Differential modifications were significantly enriched in some functional types. (a) COG/KOG categories of differential modified proteins. (b) The proteins corresponding to different phosphorylation sites in Molecular Function. The vertical axis shows the functional classification or pathway, and the horizontal axis shows a log2-converted value of the proportion of differential protein in this functional type compared with the multiple of the proportion of identifying proteins. The circle color indicates the enrichment of significant P-value, and the circle size indicates the number of differential proteins in the functional class or pathway. (c–e) Visual display of significant enrichment of proteins corresponding to differential modification sites in a KEGG pathway. Red color indicates differently upregulated proteins; green color indicates differently downregulated proteins; yellow color indicates the presence of multiple proteins in this node, including differently upregulated and differently downregulated proteins. (f) The protein corresponding to different phosphorylation sites was enriched and distributed in KEGG pathway. (g) Cluster analysis heat map. The color blocks, corresponding to the differently expressed proteins and functional descriptions of different groups, indicate the degree of enrichment. Red color indicates strong enrichment, and blue color indicates weak enrichment.

Figure 4.

Continued.

Figure 5.

Matrine promotes the expression of CXCL8 through the PKC-dependent signaling pathway. (a) Protein–protein interaction network between kinase and substrate. The yellow octagon represents the kinase, and the circle represents the phosphorylation site.
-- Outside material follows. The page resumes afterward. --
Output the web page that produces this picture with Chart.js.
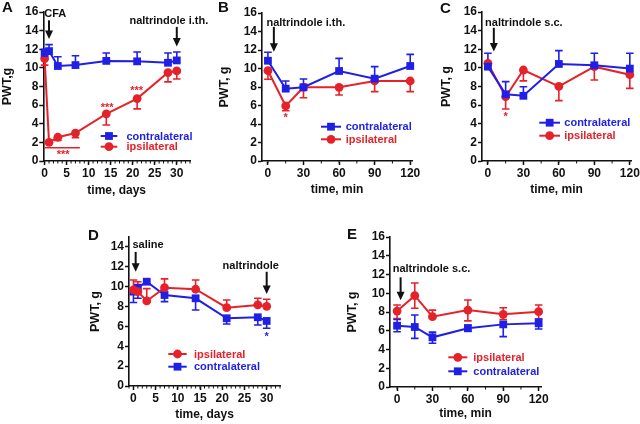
<!DOCTYPE html>
<html>
<head>
<meta charset="utf-8">
<script src="https://cdn.jsdelivr.net/npm/chart.js@4.4.1/dist/chart.umd.min.js"></script>
<style>
  html, body { margin: 0; padding: 0; background: #fff; }
  #wrap { position: relative; width: 640px; height: 424px; }
  #wrap canvas { position: absolute; left: 0; top: 0; }
</style>
</head>
<body>
<div id="wrap">
  <canvas id="panelA" width="640" height="424"></canvas>
  <canvas id="panelB" width="640" height="424"></canvas>
  <canvas id="panelC" width="640" height="424"></canvas>
  <canvas id="panelD" width="640" height="424"></canvas>
  <canvas id="panelE" width="640" height="424"></canvas>
</div>
<script>
const FONT = "'Liberation Sans', Arial, Helvetica, sans-serif";
const BLUE = '#1f1fe6';
const RED = '#e5222a';
const BLACK = '#111';

// A - CFA time course (days)
const aDays = [0, 1, 3, 7, 14, 21, 28, 30];
const aContra = [11.6, 11.8, 10.2, 10.3, 10.75, 10.7, 10.55, 10.8];
const aContraHi = [12.0, 12.5, 11.2, 11.3, 11.6, 11.7, 11.6, 11.7];
const aIpsi = [11.0, 2.0, 2.55, 3.0, 5.05, 6.7, 9.5, 9.67];
const aIpsiLo = [10.3, null, 2.2, 2.5, 3.87, 5.6, 8.5, 8.8];

// B - naltrindole i.th. (min)
const bMin = [0, 15, 30, 60, 90, 120];
const bContra = [10.84, 7.82, 7.97, 9.73, 8.9, 10.27];
const bContraHi = [11.75, 8.65, 8.86, 11.1, 10.2, 11.53];
const bIpsi = [9.76, 5.95, 7.97, 7.97, 8.65, 8.65];
const bIpsiLo = [8.83, 5.44, 6.84, 7.14, 7.5, 7.5];

// C - naltrindole s.c. (min)
const cMin = [0, 15, 30, 60, 90, 120];
const cContra = [10.13, 7.16, 7.0, 10.42, 10.28, 9.92];
const cContraHi = [11.57, 8.52, 7.98, 11.85, 11.57, 11.57];
const cIpsi = [10.49, 6.9, 9.77, 8.02, 10.13, 9.27];
const cIpsiLo = [null, 5.58, 8.6, 6.48, 8.7, 7.8];

// D - saline time course (days)
const dDays = [0, 1, 3, 7, 14, 21, 28, 30];
const dIpsi = [9.67, 9.5, 8.56, 9.9, 9.74, 7.89, 8.16, 8.02];
const dIpsiHi = [10.67, 10.5, 9.8, 10.78, 10.67, 8.66, 8.83, 8.73];
const dContra = [9.5, 9.9, 10.5, 9.16, 8.83, 6.82, 6.92, 6.55];
const dContraLo = [8.4, 8.83, null, 8.49, 7.65, 6.24, 6.14, 5.81];

// E - naltrindole s.c. after saline (min)
const eMin = [0, 15, 30, 60, 90, 120];
const eIpsi = [8.1, 9.74, 7.5, 8.2, 7.75, 8.03];
const eIpsiHi = [8.75, 11.1, 8.2, 9.28, 8.46, 8.75];
const eIpsiLo = [7.3, 8.4, null, 7.05, 7.2, 7.25];
const eContra = [6.54, 6.4, 5.3, 6.26, 6.68, 6.79];
const eContraHi = [7.2, 7.68, 5.85, 6.6, null, 7.25];
const eContraLo = [5.9, 5.19, 4.66, 5.97, 5.37, 6.19];

const contra = (x, y, hi, lo) => ({label: 'contralateral', color: BLUE, style: 'rect', x, y, hi, lo});
const ipsi = (x, y, hi, lo) => ({label: 'ipsilateral', color: RED, style: 'circle', x, y, hi, lo});

function drawErrorBars(chart) {
  const ctx = chart.ctx;
  const xs = chart.scales.x, ys = chart.scales.y;
  chart.data.datasets.forEach(ds => {
    ctx.save();
    ctx.strokeStyle = ds.borderColor;
    ctx.lineWidth = 1.6;
    ds.data.forEach((p, i) => {
      const px = xs.getPixelForValue(p.x);
      const py = ys.getPixelForValue(p.y);
      [ds.errHi, ds.errLo].forEach(arr => {
        if (!arr || arr[i] == null) return;
        const ey = ys.getPixelForValue(arr[i]);
        ctx.beginPath();
        ctx.moveTo(px, py);
        ctx.lineTo(px, ey);
        ctx.moveTo(px - 3.8, ey);
        ctx.lineTo(px + 3.8, ey);
        ctx.stroke();
      });
    });
    ctx.restore();
  });
}

function drawMarker(ctx, style, x, y, color) {
  ctx.fillStyle = color;
  ctx.beginPath();
  if (style === 'rect') ctx.rect(x - 3.9, y - 3.9, 7.8, 7.8);
  else ctx.arc(x, y, 4.4, 0, Math.PI * 2);
  ctx.fill();
}

function decoPlugin(p) {
  return {
    id: 'deco',
    beforeDatasetsDraw(chart) { drawErrorBars(chart); },
    afterDraw(chart) {
      const ctx = chart.ctx;
      const xs = chart.scales.x, ys = chart.scales.y;
      ctx.save();

      // minor ticks on x axis
      ctx.strokeStyle = BLACK;
      ctx.lineWidth = 1;
      const base = chart.chartArea.bottom;
      for (let v = Math.ceil(xs.min / p.minor) * p.minor; v <= xs.max; v += p.minor) {
        const px = xs.getPixelForValue(v);
        ctx.beginPath();
        ctx.moveTo(px, base);
        ctx.lineTo(px, base + 2.5);
        ctx.stroke();
      }

      // arrows
      ctx.fillStyle = BLACK;
      ctx.strokeStyle = BLACK;
      (p.arrows || []).forEach(a => {
        const px = xs.getPixelForValue(a.x);
        const y1 = ys.getPixelForValue(a.y1);
        const y2 = ys.getPixelForValue(a.y2);
        ctx.lineWidth = 2;
        ctx.beginPath();
        ctx.moveTo(px, y1);
        ctx.lineTo(px, y2 - 6);
        ctx.stroke();
        ctx.beginPath();
        ctx.moveTo(px - 4, y2 - 8.5);
        ctx.lineTo(px + 4, y2 - 8.5);
        ctx.lineTo(px, y2);
        ctx.closePath();
        ctx.fill();
      });

      // significance bars
      (p.bars || []).forEach(b => {
        ctx.strokeStyle = b.color;
        ctx.lineWidth = 1.5;
        ctx.beginPath();
        ctx.moveTo(xs.getPixelForValue(b.x1), ys.getPixelForValue(b.y));
        ctx.lineTo(xs.getPixelForValue(b.x2), ys.getPixelForValue(b.y));
        ctx.stroke();
      });

      // text notes
      ctx.textAlign = 'center';
      ctx.textBaseline = 'middle';
      (p.notes || []).forEach(n => {
        ctx.fillStyle = n.color || BLACK;
        ctx.font = 'bold ' + (n.size || 11) + 'px ' + FONT;
        ctx.fillText(n.text, xs.getPixelForValue(n.x), ys.getPixelForValue(n.y));
      });

      // legend
      const lg = p.legend;
      ctx.font = 'bold 11px ' + FONT;
      ctx.textAlign = 'left';
      lg.rows.forEach(r => {
        const s = p.series[r.s];
        ctx.strokeStyle = s.color;
        ctx.lineWidth = 2;
        ctx.beginPath();
        ctx.moveTo(lg.x1, r.y);
        ctx.lineTo(lg.x2, r.y);
        ctx.stroke();
        drawMarker(ctx, s.style, (lg.x1 + lg.x2) / 2, r.y, s.color);
        ctx.fillStyle = s.color;
        ctx.fillText(s.label, lg.tx, r.y + 0.5);
      });

      // panel letter
      ctx.fillStyle = BLACK;
      ctx.font = 'bold 15px ' + FONT;
      ctx.fillText(p.letter.text, p.letter.x, p.letter.y);
      ctx.restore();
    }
  };
}

function makePanel(id, p) {
  const lhY = 12.5 * 1.2, lhX = 12 * 1.2;
  const padL = p.yTitleX - lhY / 2;
  const padB = 424 - p.xTitleY - lhX / 2;
  const yW = p.area.l - padL;
  const xH = 424 - padB - p.area.b;
  const tickFont = {family: FONT, size: 12, weight: 'bold'};

  const datasets = p.series.map(s => ({
    label: s.label,
    data: s.x.map((x, i) => ({x: x, y: s.y[i]})),
    errHi: s.hi,
    errLo: s.lo,
    borderColor: s.color,
    backgroundColor: s.color,
    borderWidth: 2,
    pointStyle: s.style,
    pointRadius: s.style === 'rect' ? 5.5 : 4.4,
    pointBorderWidth: 0,
    clip: false
  }));

  return new Chart(document.getElementById(id), {
    type: 'line',
    data: {datasets: datasets},
    options: {
      responsive: false,
      animation: false,
      events: [],
      layout: {padding: {left: padL, top: p.area.t, right: 640 - p.area.r, bottom: padB}},
      plugins: {legend: {display: false}, tooltip: {enabled: false}},
      scales: {
        x: {
          type: 'linear',
          min: p.xMin,
          max: p.xMax,
          ticks: {stepSize: p.xStep, includeBounds: false, color: BLACK, font: tickFont, padding: 1, maxRotation: 0, autoSkip: false},
          grid: {drawOnChartArea: false, drawTicks: true, tickLength: 4, tickWidth: 1.5, tickColor: BLACK},
          border: {display: true, color: BLACK, width: 1.6},
          title: {display: true, text: p.xTitle, color: BLACK, font: {family: FONT, size: 12, weight: 'bold'}, padding: 0},
          afterFit: s => { s.height = xH; s.paddingLeft = 0; s.paddingRight = 0; }
        },
        y: {
          min: 0,
          max: p.yMax,
          ticks: {stepSize: 2, includeBounds: false, color: BLACK, font: tickFont, padding: 1},
          grid: {drawOnChartArea: false, drawTicks: true, tickLength: 4, tickWidth: 1.5, tickColor: BLACK},
          border: {display: true, color: BLACK, width: 1.6},
          title: {display: true, text: p.yTitle, color: BLACK, font: {family: FONT, size: 12.5, weight: 'bold'}, padding: 0},
          afterFit: s => { s.width = yW; s.paddingTop = 0; s.paddingBottom = 0; }
        }
      }
    },
    plugins: [decoPlugin(p)]
  });
}

// Panel A
const seriesA = [contra(aDays, aContra, aContraHi, null), ipsi(aDays, aIpsi, null, aIpsiLo)];
makePanel('panelA', {
  area: {l: 43.3, t: 12, r: 190, b: 161}, yTitleX: 8, xTitleY: 191,
  xMin: -0.3, xMax: 33, xStep: 5, minor: 1, yMax: 16,
  yTitle: 'PWT,g', xTitle: 'time, days',
  series: seriesA,
  legend: {x1: 100.7, x2: 117.3, tx: 126.5, rows: [{s: 0, y: 136}, {s: 1, y: 146.7}]},
  notes: [
    {text: 'CFA', x: 2.4, y: 15.8},
    {text: 'naltrindole i.th.', x: 28.2, y: 15.0},
    {text: '***', x: 14.2, y: 5.7, color: RED},
    {text: '***', x: 20.9, y: 7.5, color: RED},
    {text: '***', x: 4.2, y: 0.65, color: RED}
  ],
  bars: [{x1: 0, x2: 8, y: 1.43, color: RED}],
  arrows: [{x: 1, y1: 15.1, y2: 13.1}, {x: 30, y1: 14.4, y2: 12.3}],
  letter: {text: 'A', x: 2, y: 8}
});

// Panel B
const seriesB = [contra(bMin, bContra, bContraHi, null), ipsi(bMin, bIpsi, null, bIpsiLo)];
makePanel('panelB', {
  area: {l: 262, t: 13, r: 412, b: 161}, yTitleX: 224.5, xTitleY: 190,
  xMin: -5, xMax: 121.5, xStep: 30, minor: 15, yMax: 16,
  yTitle: 'PWT, g', xTitle: 'time, min',
  series: seriesB,
  legend: {x1: 321, x2: 341, tx: 345.7, rows: [{s: 0, y: 126.7}, {s: 1, y: 139.3}]},
  notes: [
    {text: 'naltrindole i.th.', x: 32, y: 14.95},
    {text: '*', x: 15, y: 4.6, color: RED}
  ],
  arrows: [{x: 5, y1: 14.5, y2: 11.8}],
  letter: {text: 'B', x: 218, y: 8}
});

// Panel C
const seriesC = [contra(cMin, cContra, cContraHi, null), ipsi(cMin, cIpsi, null, cIpsiLo)];
makePanel('panelC', {
  area: {l: 482, t: 12, r: 631, b: 161}, yTitleX: 447, xTitleY: 190,
  xMin: -5, xMax: 121, xStep: 30, minor: 15, yMax: 16,
  yTitle: 'PWT, g', xTitle: 'time, min',
  series: seriesC,
  legend: {x1: 539.3, x2: 560, tx: 564.3, rows: [{s: 0, y: 122.7}, {s: 1, y: 135.7}]},
  notes: [
    {text: 'naltrindole s.c.', x: 30.4, y: 14.8},
    {text: '*', x: 15, y: 4.7, color: RED}
  ],
  arrows: [{x: 5, y1: 14.3, y2: 11.75}],
  letter: {text: 'C', x: 440, y: 9}
});

// Panel D
const seriesD = [ipsi(dDays, dIpsi, dIpsiHi, null), contra(dDays, dContra, null, dContraLo)];
makePanel('panelD', {
  area: {l: 129, t: 237, r: 280, b: 386}, yTitleX: 96, xTitleY: 415,
  xMin: -1, xMax: 33, xStep: 5, minor: 1, yMax: 15,
  yTitle: 'PWT, g', xTitle: 'time, days',
  series: seriesD,
  legend: {x1: 168.3, x2: 186.7, tx: 194, rows: [{s: 0, y: 354}, {s: 1, y: 366.7}]},
  notes: [
    {text: 'saline', x: 3.3, y: 14.2},
    {text: 'naltrindole', x: 26.4, y: 12.1},
    {text: '*', x: 30, y: 4.9, color: BLUE}
  ],
  arrows: [{x: 0.5, y1: 13.5, y2: 11.5}, {x: 30, y1: 11.5, y2: 9.26}],
  letter: {text: 'D', x: 88, y: 236}
});

// Panel E
const seriesE = [ipsi(eMin, eIpsi, eIpsiHi, eIpsiLo), contra(eMin, eContra, eContraHi, eContraLo)];
makePanel('panelE', {
  area: {l: 390, t: 237, r: 541, b: 387}, yTitleX: 353, xTitleY: 414,
  xMin: -6, xMax: 122, xStep: 30, minor: 15, yMax: 16,
  yTitle: 'PWT, g', xTitle: 'time, min',
  series: seriesE,
  legend: {x1: 448.3, x2: 467.3, tx: 473.3, rows: [{s: 0, y: 357.3}, {s: 1, y: 371.3}]},
  notes: [
    {text: 'naltrindole s.c.', x: 29.2, y: 12.6}
  ],
  arrows: [{x: 3, y1: 11.7, y2: 9.25}],
  letter: {text: 'E', x: 347, y: 235}
});
</script>
</body>
</html>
The red circle represents the upregulation site, and the blue circle represent the downregulation site. (b) Highly enriched kinase. (The NOM p-value was less than 0.01) Red was highly upregulated kinase, and blue was highly downregulated kinase. (c) The KEGG pathway. (d) Western blot was used to detect the expression of MAPK, ATF2, and CREB3 phosphorylation and nonphosphorylation in matrine-treated cells and PKC-treated cells.

Figure 6.

Mechanism showing that matrine increases the expression of inflammatory chemokine CXCL8 to inhibit HBV DNA replication through the PKC-MAPK-ATF2/CREB signaling pathway.